### DATA FOR THIS EXERCISE
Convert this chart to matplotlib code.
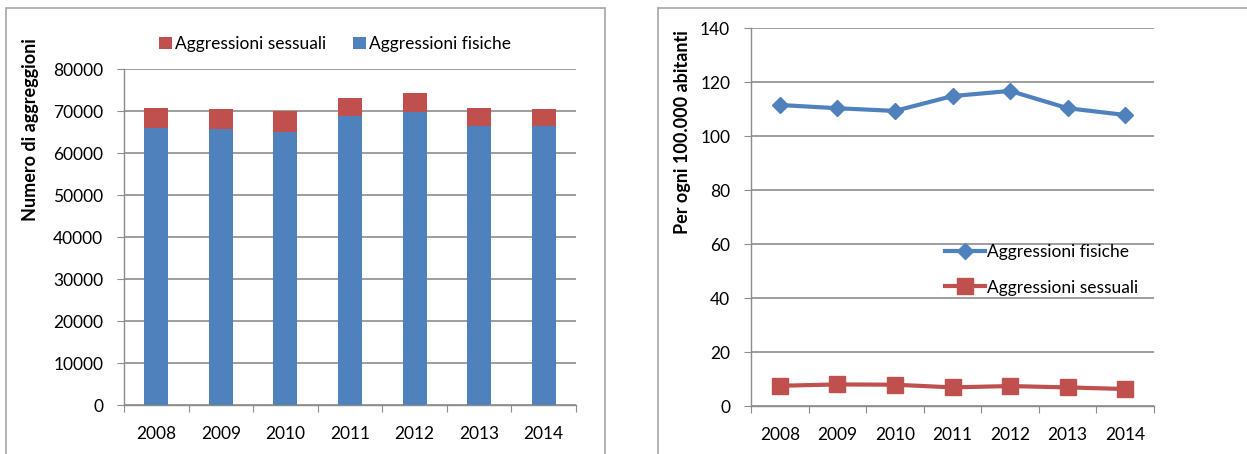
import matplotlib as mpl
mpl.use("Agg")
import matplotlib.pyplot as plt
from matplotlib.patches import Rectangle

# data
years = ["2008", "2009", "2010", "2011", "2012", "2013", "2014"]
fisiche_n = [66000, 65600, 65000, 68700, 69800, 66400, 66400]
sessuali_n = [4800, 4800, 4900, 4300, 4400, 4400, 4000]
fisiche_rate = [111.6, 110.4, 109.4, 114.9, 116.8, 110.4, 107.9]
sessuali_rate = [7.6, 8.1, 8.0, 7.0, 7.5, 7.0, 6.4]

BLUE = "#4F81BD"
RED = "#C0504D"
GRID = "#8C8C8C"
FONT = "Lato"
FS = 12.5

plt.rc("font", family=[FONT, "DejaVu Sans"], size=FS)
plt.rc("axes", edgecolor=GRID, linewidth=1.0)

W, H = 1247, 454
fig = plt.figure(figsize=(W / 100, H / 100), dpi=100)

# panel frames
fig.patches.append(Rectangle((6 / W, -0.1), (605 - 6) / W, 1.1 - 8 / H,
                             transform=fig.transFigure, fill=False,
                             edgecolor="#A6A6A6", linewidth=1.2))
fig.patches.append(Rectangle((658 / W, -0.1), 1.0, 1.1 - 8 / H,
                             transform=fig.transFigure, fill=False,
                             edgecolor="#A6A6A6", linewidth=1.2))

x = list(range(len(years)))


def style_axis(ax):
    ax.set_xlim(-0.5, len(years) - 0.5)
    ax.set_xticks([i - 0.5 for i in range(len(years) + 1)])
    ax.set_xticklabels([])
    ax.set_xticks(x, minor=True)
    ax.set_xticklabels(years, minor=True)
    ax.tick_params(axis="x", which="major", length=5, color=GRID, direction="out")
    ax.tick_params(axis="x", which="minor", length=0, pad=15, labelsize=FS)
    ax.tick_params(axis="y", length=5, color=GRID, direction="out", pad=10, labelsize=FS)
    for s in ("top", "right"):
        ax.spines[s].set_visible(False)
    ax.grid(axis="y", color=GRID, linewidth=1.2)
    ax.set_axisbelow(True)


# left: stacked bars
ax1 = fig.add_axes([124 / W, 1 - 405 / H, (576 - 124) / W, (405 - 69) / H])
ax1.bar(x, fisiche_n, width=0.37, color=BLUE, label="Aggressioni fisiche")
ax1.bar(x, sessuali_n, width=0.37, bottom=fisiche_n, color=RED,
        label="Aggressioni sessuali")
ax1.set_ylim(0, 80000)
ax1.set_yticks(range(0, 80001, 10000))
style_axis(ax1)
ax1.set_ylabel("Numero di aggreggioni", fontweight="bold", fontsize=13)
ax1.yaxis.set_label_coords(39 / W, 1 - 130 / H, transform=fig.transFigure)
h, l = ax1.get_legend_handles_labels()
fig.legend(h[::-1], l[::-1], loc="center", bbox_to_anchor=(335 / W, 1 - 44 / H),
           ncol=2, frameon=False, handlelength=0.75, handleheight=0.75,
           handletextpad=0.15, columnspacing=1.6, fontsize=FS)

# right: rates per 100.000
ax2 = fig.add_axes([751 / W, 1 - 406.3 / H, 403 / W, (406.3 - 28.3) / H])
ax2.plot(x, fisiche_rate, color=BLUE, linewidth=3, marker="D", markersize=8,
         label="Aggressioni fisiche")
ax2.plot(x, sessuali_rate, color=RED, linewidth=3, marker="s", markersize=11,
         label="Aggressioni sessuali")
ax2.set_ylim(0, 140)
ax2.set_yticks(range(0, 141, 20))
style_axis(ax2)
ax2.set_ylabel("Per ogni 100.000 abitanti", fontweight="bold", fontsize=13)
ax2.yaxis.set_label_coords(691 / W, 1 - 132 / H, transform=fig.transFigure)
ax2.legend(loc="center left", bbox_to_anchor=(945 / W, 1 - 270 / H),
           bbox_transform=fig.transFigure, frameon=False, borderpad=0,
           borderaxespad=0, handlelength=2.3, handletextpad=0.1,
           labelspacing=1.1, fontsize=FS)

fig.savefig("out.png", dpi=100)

--

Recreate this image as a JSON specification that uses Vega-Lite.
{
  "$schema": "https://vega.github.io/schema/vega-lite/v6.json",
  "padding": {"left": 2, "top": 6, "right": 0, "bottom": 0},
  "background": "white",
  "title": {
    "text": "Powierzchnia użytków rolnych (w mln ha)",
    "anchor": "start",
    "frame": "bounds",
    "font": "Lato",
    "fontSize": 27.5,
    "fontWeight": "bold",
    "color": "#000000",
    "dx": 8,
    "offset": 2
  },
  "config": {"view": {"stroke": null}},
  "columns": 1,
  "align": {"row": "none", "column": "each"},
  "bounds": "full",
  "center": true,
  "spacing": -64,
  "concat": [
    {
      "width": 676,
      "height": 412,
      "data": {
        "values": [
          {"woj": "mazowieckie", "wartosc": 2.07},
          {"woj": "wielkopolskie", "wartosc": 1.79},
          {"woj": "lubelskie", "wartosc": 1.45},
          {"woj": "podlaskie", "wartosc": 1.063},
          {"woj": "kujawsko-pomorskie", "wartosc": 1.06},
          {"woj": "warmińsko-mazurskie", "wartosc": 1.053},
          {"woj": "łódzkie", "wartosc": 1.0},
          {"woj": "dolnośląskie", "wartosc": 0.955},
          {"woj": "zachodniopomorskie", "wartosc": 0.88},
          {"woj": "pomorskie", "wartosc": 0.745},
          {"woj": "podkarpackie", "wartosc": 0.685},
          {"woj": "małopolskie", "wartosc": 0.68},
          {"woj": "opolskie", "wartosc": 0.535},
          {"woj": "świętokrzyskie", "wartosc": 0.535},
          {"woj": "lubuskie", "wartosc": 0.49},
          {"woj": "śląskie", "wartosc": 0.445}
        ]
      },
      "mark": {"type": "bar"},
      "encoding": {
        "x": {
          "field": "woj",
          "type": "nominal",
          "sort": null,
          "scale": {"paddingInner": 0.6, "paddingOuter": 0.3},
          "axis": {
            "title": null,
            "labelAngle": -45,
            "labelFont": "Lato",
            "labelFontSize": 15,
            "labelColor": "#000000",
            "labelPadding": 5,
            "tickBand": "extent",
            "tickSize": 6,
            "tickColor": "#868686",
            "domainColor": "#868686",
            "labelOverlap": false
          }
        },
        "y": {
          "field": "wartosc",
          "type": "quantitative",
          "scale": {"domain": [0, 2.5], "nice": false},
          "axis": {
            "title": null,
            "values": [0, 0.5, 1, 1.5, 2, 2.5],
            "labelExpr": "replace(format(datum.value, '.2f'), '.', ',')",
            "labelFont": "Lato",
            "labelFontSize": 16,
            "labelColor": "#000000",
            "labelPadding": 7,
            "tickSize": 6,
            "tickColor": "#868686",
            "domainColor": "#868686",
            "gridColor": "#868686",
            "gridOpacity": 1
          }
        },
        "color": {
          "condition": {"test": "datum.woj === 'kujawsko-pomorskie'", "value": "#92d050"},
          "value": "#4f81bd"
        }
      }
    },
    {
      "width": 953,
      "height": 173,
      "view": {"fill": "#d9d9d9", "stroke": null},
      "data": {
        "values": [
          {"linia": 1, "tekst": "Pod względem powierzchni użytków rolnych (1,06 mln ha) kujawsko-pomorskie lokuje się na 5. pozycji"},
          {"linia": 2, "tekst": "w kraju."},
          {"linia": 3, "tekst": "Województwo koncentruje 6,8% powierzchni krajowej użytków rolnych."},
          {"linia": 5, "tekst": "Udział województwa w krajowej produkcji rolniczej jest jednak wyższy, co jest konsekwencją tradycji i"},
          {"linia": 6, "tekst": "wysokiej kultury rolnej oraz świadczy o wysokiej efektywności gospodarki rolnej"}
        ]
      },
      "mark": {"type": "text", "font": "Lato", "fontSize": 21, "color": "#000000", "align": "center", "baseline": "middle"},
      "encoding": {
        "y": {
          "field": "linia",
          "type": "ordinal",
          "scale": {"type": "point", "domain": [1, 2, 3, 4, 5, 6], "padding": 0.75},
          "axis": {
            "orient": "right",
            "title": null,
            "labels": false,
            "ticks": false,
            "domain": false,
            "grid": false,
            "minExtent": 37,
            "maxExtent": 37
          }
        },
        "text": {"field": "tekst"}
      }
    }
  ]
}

---

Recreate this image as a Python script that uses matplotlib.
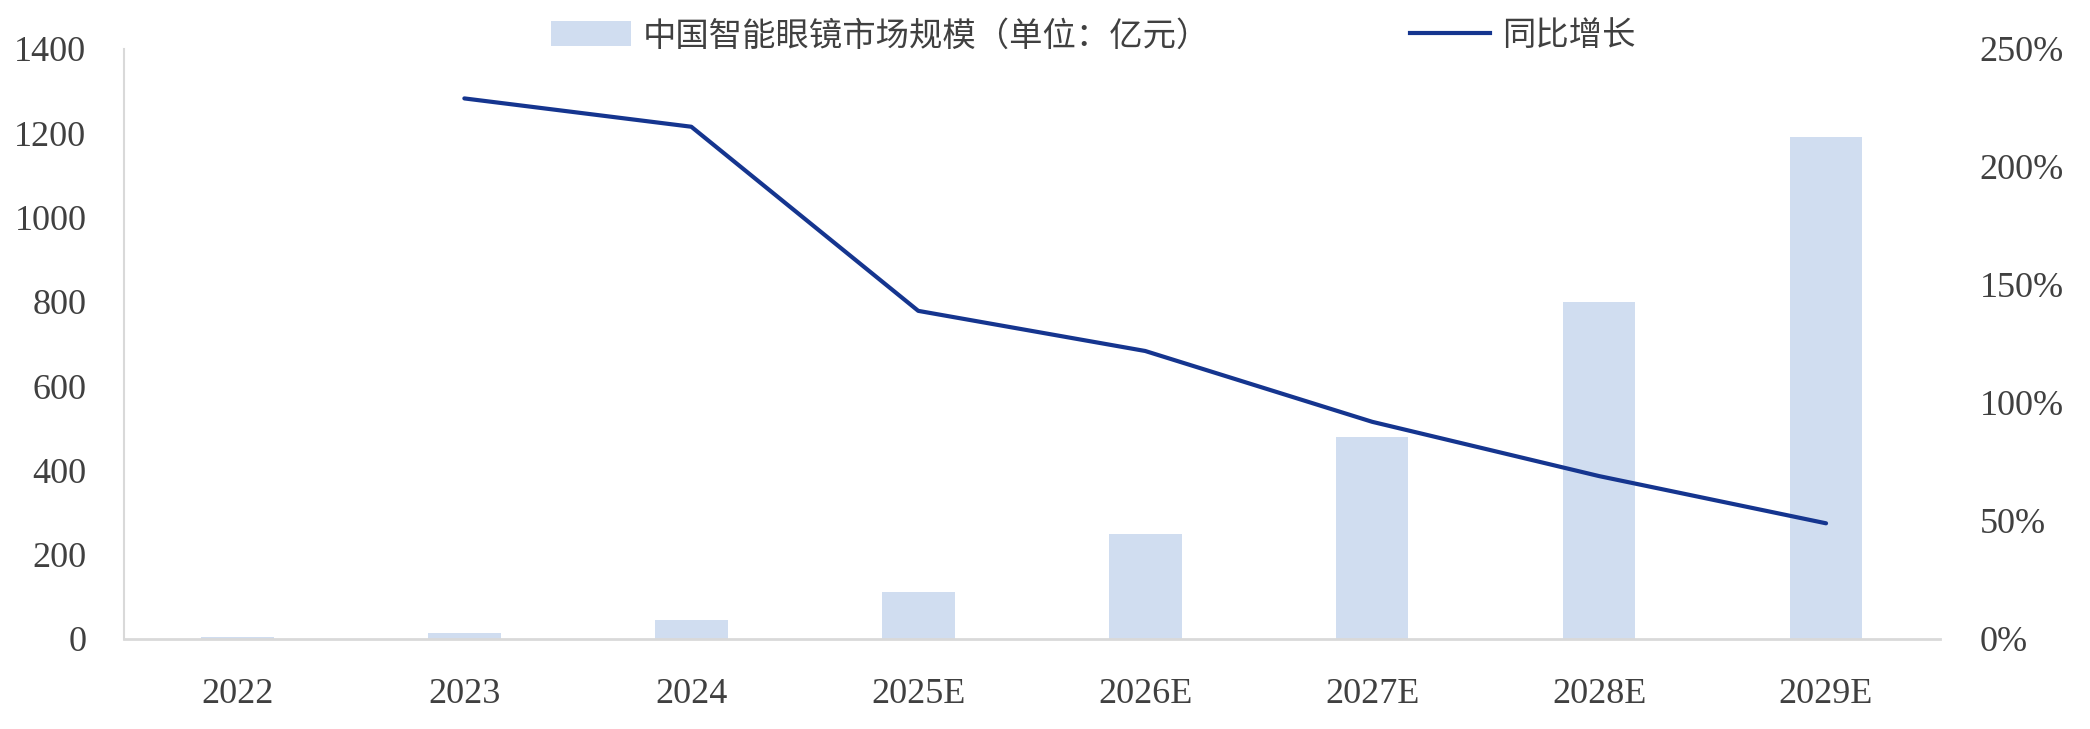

### SHORT EXERCISE
Quote only the lines running from the line with "Convert this chart to matplotlib code." to the line with "ax.set_axisbelow(True)", ends included, exactly as they appear and without the pictures.

### TASK ANSWER
Convert this chart to matplotlib code.
import matplotlib as mpl
mpl.use("Agg")
import matplotlib.pyplot as plt
from matplotlib.patches import Rectangle

# data
years = ["2008", "2009", "2010", "2011", "2012", "2013", "2014"]
fisiche_n = [66000, 65600, 65000, 68700, 69800, 66400, 66400]
sessuali_n = [4800, 4800, 4900, 4300, 4400, 4400, 4000]
fisiche_rate = [111.6, 110.4, 109.4, 114.9, 116.8, 110.4, 107.9]
sessuali_rate = [7.6, 8.1, 8.0, 7.0, 7.5, 7.0, 6.4]

BLUE = "#4F81BD"
RED = "#C0504D"
GRID = "#8C8C8C"
FONT = "Lato"
FS = 12.5

plt.rc("font", family=[FONT, "DejaVu Sans"], size=FS)
plt.rc("axes", edgecolor=GRID, linewidth=1.0)

W, H = 1247, 454
fig = plt.figure(figsize=(W / 100, H / 100), dpi=100)

# panel frames
fig.patches.append(Rectangle((6 / W, -0.1), (605 - 6) / W, 1.1 - 8 / H,
                             transform=fig.transFigure, fill=False,
                             edgecolor="#A6A6A6", linewidth=1.2))
fig.patches.append(Rectangle((658 / W, -0.1), 1.0, 1.1 - 8 / H,
                             transform=fig.transFigure, fill=False,
                             edgecolor="#A6A6A6", linewidth=1.2))

x = list(range(len(years)))


def style_axis(ax):
    ax.set_xlim(-0.5, len(years) - 0.5)
    ax.set_xticks([i - 0.5 for i in range(len(years) + 1)])
    ax.set_xticklabels([])
    ax.set_xticks(x, minor=True)
    ax.set_xticklabels(years, minor=True)
    ax.tick_params(axis="x", which="major", length=5, color=GRID, direction="out")
    ax.tick_params(axis="x", which="minor", length=0, pad=15, labelsize=FS)
    ax.tick_params(axis="y", length=5, color=GRID, direction="out", pad=10, labelsize=FS)
    for s in ("top", "right"):
        ax.spines[s].set_visible(False)
    ax.grid(axis="y", color=GRID, linewidth=1.2)
    ax.set_axisbelow(True)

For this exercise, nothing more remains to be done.